The day was beautiful and I let myself enjoy it. I explored side features, soaked in the views, and took my time. Yes it was a race, but it was also a place worth experiencing. That mindset carried me through Ripsey Mine, which instantly became my favorite stretch of the whole trail. I called Matt Nelson, the executive director of the AZT at that time. He was so stoked I loved it, but said the land had been sold to Asarco and the section was slated for reroute. It felt like a gift and a loss in the same breath.
I reached Kearny after dark. My light mounts had broken, so I descended while holding my torch in one hand and steering with the other. Old Time Pizza delivers to the trail and had left my order on a table next to a lonely ADOT post with a pizza, wings, a Rocky Road milkshake, and a two liter cherry Pepsi with my name on it. A water spigot waited beside it. A perfect resupply.
The next section is rumored to be one of the hardest. But when all you can see is what your light allows, difficulty becomes simpler. Around four in the morning the rear wheel began rubbing against the frame, making it impossible to pedal. The rain started falling. I had been awake forty-five hours. I lay down on the ground in my raincoat and slept instantly. It was not the Mt. Lemmon Lodge, but I would have slept anywhere with equal gratitude. I set a forty-five minute alarm, but slept for ninety.

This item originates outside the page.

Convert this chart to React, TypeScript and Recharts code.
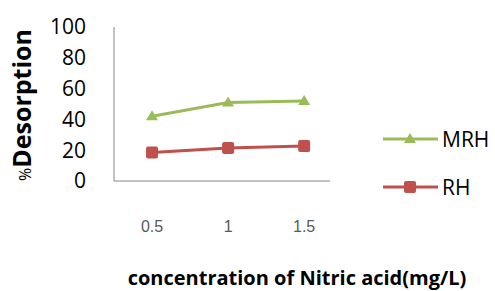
import { LineChart, Line, XAxis, YAxis, Label } from 'recharts';

const concentrations = [0.5, 1, 1.5];
const mrhValues = [42, 51, 52];
const rhValues = [18.5, 21.5, 22.8];
const yTicks = [0, 20, 40, 60, 80, 100];
const seriesNames = ['MRH', 'RH'];

const GREEN = '#9BBB59';
const RED = '#C0504D';

const chartData = concentrations.map((c, i) => ({ c, MRH: mrhValues[i], RH: rhValues[i] }));

const Triangle = (props: any) => {
  const { cx, cy, fill } = props;
  if (cx == null || cy == null) return null;
  return <path d={`M${cx},${cy - 6} L${cx + 6},${cy + 4} L${cx - 6},${cy + 4} Z`} fill={fill} />;
};

const Square = (props: any) => {
  const { cx, cy, fill } = props;
  if (cx == null || cy == null) return null;
  return <rect x={cx - 6} y={cy - 6} width={12} height={12} rx={2} fill={fill} />;
};

const ChartLegend = () => {
  const colors = [GREEN, RED];
  return (
    <div style={{ position: 'absolute', left: 382, top: 115 }}>
      {seriesNames.map((name, i) => (
        <div key={name} style={{ display: 'flex', alignItems: 'center', height: 48 }}>
          <svg width={58} height={16}>
            <line x1={1} y1={8} x2={56} y2={8} stroke={colors[i]} strokeWidth={3} />
            {i === 0 ? (
              <path d="M28,2 L34,12 L22,12 Z" fill={colors[i]} />
            ) : (
              <rect x={22} y={2} width={12} height={12} rx={2} fill={colors[i]} />
            )}
          </svg>
          <span style={{ fontFamily: 'Open Sans', fontSize: 21, color: '#000', marginLeft: 2, lineHeight: '24px' }}>
            {name}
          </span>
        </div>
      ))}
    </div>
  );
};

const YTitle = () => (
  <text x={0} y={0} transform="translate(31, 105) rotate(-90)" textAnchor="middle" fill="#000" fontFamily="Open Sans">
    <tspan fontSize={16}>%</tspan>
    <tspan fontSize={25} fontWeight="bold">Desorption</tspan>
  </text>
);

export default function App() {
  return (
    <div style={{ position: 'absolute', left: 0, top: 0, width: 495, height: 291, background: '#fff' }}>
      <LineChart width={495} height={291} data={chartData} margin={{ top: 27, right: 165, left: 0, bottom: 0 }}>
        <XAxis
          dataKey="c"
          type="number"
          domain={[0.25, 1.67]}
          ticks={concentrations}
          tickLine={false}
          axisLine={{ stroke: '#868686', strokeWidth: 1 }}
          height={110}
          tick={{ fill: '#595959', fontSize: 16, fontFamily: 'Liberation Sans', dy: 32 }}
        >
          <Label
            value="concentration of Nitric acid(mg/L)"
            position="insideBottom"
            offset={6}
            style={{ fontFamily: 'Open Sans', fontSize: 20, fontWeight: 'bold', fill: '#000' }}
            dx={75}
          />
        </XAxis>
        <YAxis
          domain={[0, 100]}
          ticks={yTicks}
          interval={0}
          width={114}
          tickLine={false}
          axisLine={{ stroke: '#868686', strokeWidth: 1 }}
          tickMargin={22}
          tick={{ fill: '#000', fontSize: 21, fontFamily: 'Open Sans' }}
        >
          <Label content={<YTitle />} />
        </YAxis>
        <Line
          dataKey="MRH"
          stroke={GREEN}
          strokeWidth={3}
          dot={<Triangle fill={GREEN} />}
          isAnimationActive={false}
        />
        <Line dataKey="RH" stroke={RED} strokeWidth={3} dot={<Square fill={RED} />} isAnimationActive={false} />
      </LineChart>
      <ChartLegend />
    </div>
  );
}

Somehow, before napping, I figured out the wheel issue and minutes after waking was able to continue on.
The plans I had made for after the finish fell through and I needed to reach the Grand Canyon for Run Tucson’s marathon where I was a sponsor and photographer, so I messaged Randy Accetta, who was driving that direction. Coordinating this while exhausted, with limited cell reception, and asking someone to go out of their way to meet me in the middle of nowhere was the only real stress I felt the entire race, but it also fueled me on at a much faster pace.
The final thirty miles are some of the most visually stunning on the whole route and also some of the most technical. Jagged rock outcroppings and verdant rolling hills. In my tired imagination I had pictured an easy, flowing descent to the finish, but the AZT is not built for wishful thinking. If you want a gentle trail, go ride McDowell Preserve in Scottsdale.
I pushed hard to avoid making Randy wait. I reached Picket Post in six days, six hours, and thirty five minutes, but continued on the highway towards Phoenix to meet Randy. The official route is 304 miles, but my total was 380 with nearly 40,000 feet of climbing. The final push from the top of Mt. Lemmon was 53 hours with a ninety minute nap.
It was my first real bikepacking adventure. It will not be my last. I am already thinking about the Triple Crown, almost four thousand miles on the Continental Divide Trail, the Colorado Trail, and the Arizona Trail next summer.
This ride opened something in me. I am not ready to close it.